Additionally, the board approved a four-year transition plan to bring tuition for nonresident students in UW's Outreach School to the same level as on-campus nonresidents. At present, all Outreach School students pay resident tuition.

The fee increases approved by the board will amount to about $93 per year for each full-time student in the 2013 academic year and an additional $67 in 2014. The Half Acre Gym project is responsible for most of those increases: That project will result in a $50 rise in 2013 and an additional $34 in 2014. The Associated Students of the University of Wyoming (ASUW) had supported an increase of $120 per student annually for the project, but only $84 will be necessary, largely because the Wyoming State Legislature increased the state's contribution to the project from an expected $12 million to $15 million.
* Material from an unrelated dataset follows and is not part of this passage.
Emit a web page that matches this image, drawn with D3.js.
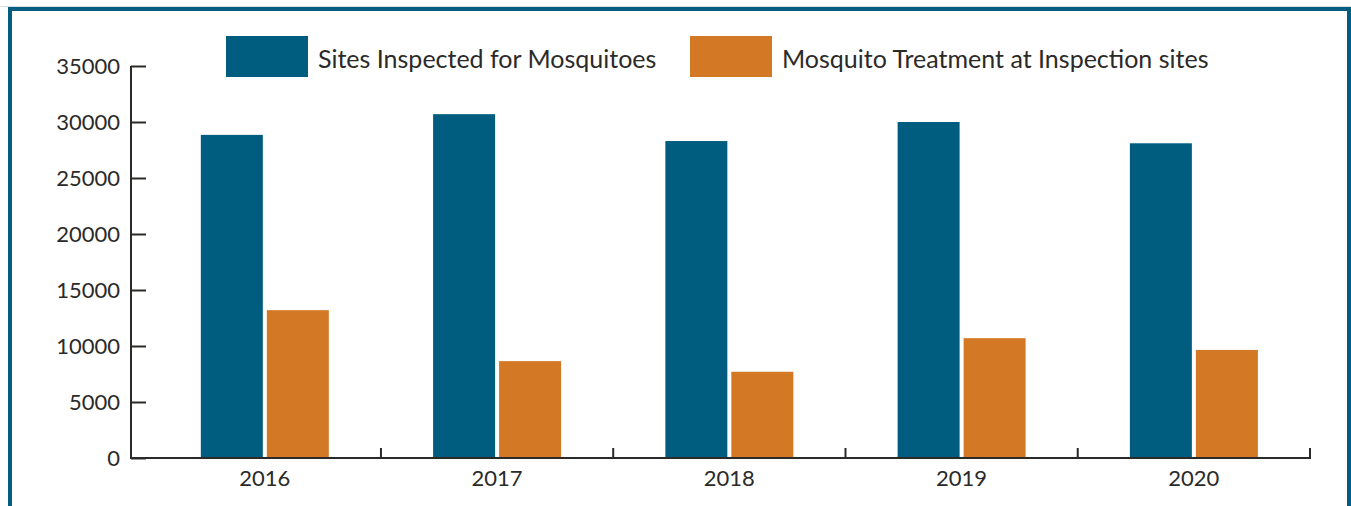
<!DOCTYPE html>
<html>
<head>
<meta charset="utf-8">
<script src="https://cdn.jsdelivr.net/npm/d3@7"></script>
<style>
  html, body { margin: 0; padding: 0; background: #fff; }
  svg { display: block; }
  text { font-family: "Lato", "Open Sans", sans-serif; fill: #2b2a29; }
</style>
</head>
<body>
<svg id="chart" width="1351" height="506"></svg>
<script>
// Yearly mosquito program counts
const years = ["2016", "2017", "2018", "2019", "2020"];
const seriesNames = ["Sites Inspected for Mosquitoes", "Mosquito Treatment at Inspection sites"];
const sitesInspected = [28850, 30700, 28300, 30000, 28100];
const treatments = [13200, 8650, 7700, 10700, 9650];
const yTicks = [0, 5000, 10000, 15000, 20000, 25000, 30000, 35000];
const seriesColors = ["#015d80", "#d37926"];

const svg = d3.select("#chart");
const W = 1351, H = 506;

// Outer frame: thin grey hairline above a thick blue border open at the bottom
svg.append("line").attr("x1", 0).attr("x2", W).attr("y1", 6.5).attr("y2", 6.5)
  .attr("stroke", "#d7dde0").attr("stroke-width", 1);
svg.append("path")
  .attr("d", `M10,${H} L10,9 L1349,9 L1349,${H}`)
  .attr("fill", "none").attr("stroke", "#035d80").attr("stroke-width", 4);

const axisLeft = 131, plotTop = 66, plotBottom = 458;
const bandLeft = 148.7, bandRight = 1310;

const y = d3.scaleLinear().domain([0, 35000]).range([plotBottom, plotTop]);
const x = d3.scaleBand().domain(years).range([bandLeft, bandRight]).paddingInner(0).paddingOuter(0);
const barW = 62, barGap = 4;

const data = years.map((yr, i) => ({ year: yr, values: [sitesInspected[i], treatments[i]] }));

// Bars
const groups = svg.append("g").selectAll("g").data(data).join("g")
  .attr("transform", d => `translate(${x(d.year) + x.bandwidth() / 2},0)`);
groups.selectAll("rect").data(d => d.values).join("rect")
  .attr("x", (v, j) => j === 0 ? -(barW + barGap / 2) : barGap / 2)
  .attr("width", barW)
  .attr("y", v => y(v))
  .attr("height", v => plotBottom - y(v))
  .attr("fill", (v, j) => seriesColors[j]);

// Y axis with ticks pointing into the plot
const yAxis = d3.axisRight(y).tickValues(yTicks).tickSize(15).tickFormat(d3.format("d"));
const gy = svg.append("g").attr("transform", `translate(${axisLeft},0)`).call(yAxis);
gy.select(".domain").remove();
gy.selectAll(".tick line").attr("stroke", "#2b2a29").attr("stroke-width", 2);
gy.selectAll(".tick text")
  .attr("x", -11).attr("dy", "0.34em")
  .attr("text-anchor", "end")
  .style("font-size", "22px").style("fill", "#2b2a29").style("font-family", "Lato, 'Open Sans', sans-serif");
svg.append("line").attr("x1", axisLeft).attr("x2", axisLeft)
  .attr("y1", plotTop).attr("y2", plotBottom + 1)
  .attr("stroke", "#2b2a29").attr("stroke-width", 2);

// X axis: baseline, separators between years, year labels
svg.append("line").attr("x1", axisLeft - 1).attr("x2", bandRight + 1)
  .attr("y1", plotBottom).attr("y2", plotBottom)
  .attr("stroke", "#2b2a29").attr("stroke-width", 2);
const sepPositions = years.map(yr => x(yr) + x.bandwidth());
svg.append("g").selectAll("line").data(sepPositions).join("line")
  .attr("x1", d => d).attr("x2", d => d)
  .attr("y1", plotBottom).attr("y2", plotBottom - 10)
  .attr("stroke", "#2b2a29").attr("stroke-width", 2);
svg.append("g").selectAll("text").data(years).join("text")
  .attr("x", d => x(d) + x.bandwidth() / 2)
  .attr("y", 486)
  .attr("text-anchor", "middle")
  .style("font-size", "22px")
  .text(d => d);

// Legend
const legendItems = [
  { name: seriesNames[0], color: seriesColors[0], x: 226 },
  { name: seriesNames[1], color: seriesColors[1], x: 690 }
];
const lg = svg.append("g").selectAll("g").data(legendItems).join("g")
  .attr("transform", d => `translate(${d.x},36)`);
lg.append("rect").attr("width", 82).attr("height", 41).attr("fill", d => d.color);
lg.append("text").attr("x", 92).attr("y", 32)
  .style("font-size", "25px")
  .text(d => d.name);
</script>
</body>
</html>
Students will see an annual $25 increase to provide additional support for a broad array of athletics needs. UW student fees supporting intercollegiate athletics are among the lowest in the Mountain West Conference and among regional universities with Division I athletics programs.

Other fee increases are intended to cover increases in employer-paid health insurance premiums for UW's self-sustaining operations, and to transfer the SafeRide program from ASUW to UW Transit and Parking Services.

According to a recently released report by the Western Interstate Commission for Higher Education (WICHE), tuition and fees at UW in recent years have increased at a much lower rate than other universities in the. Tuition rose about 5 percent for UW's resident and nonresident undergraduates, as well as graduate students, in each of the 2010-11 and 2011-12 academic years, after several years of no increases for resident undergraduates.

When adjusted for inflation, the increase in average resident undergraduate tuition in the region was 44.7 percent from 2006-07 to 2011-12, according to WICHE. At UW, that inflation-adjusted increase was just 4.3 percent.

"While the vast majority of our fellow institutions in the region and across the country have turned to student tuition to sustain their operations during a time of economic distress, we in Wyoming have been fortunate to avoid that scenario," Buchanan says. "UW remains a tremendous value for our students due to the support of our elected officials and our commitment to academic excellence."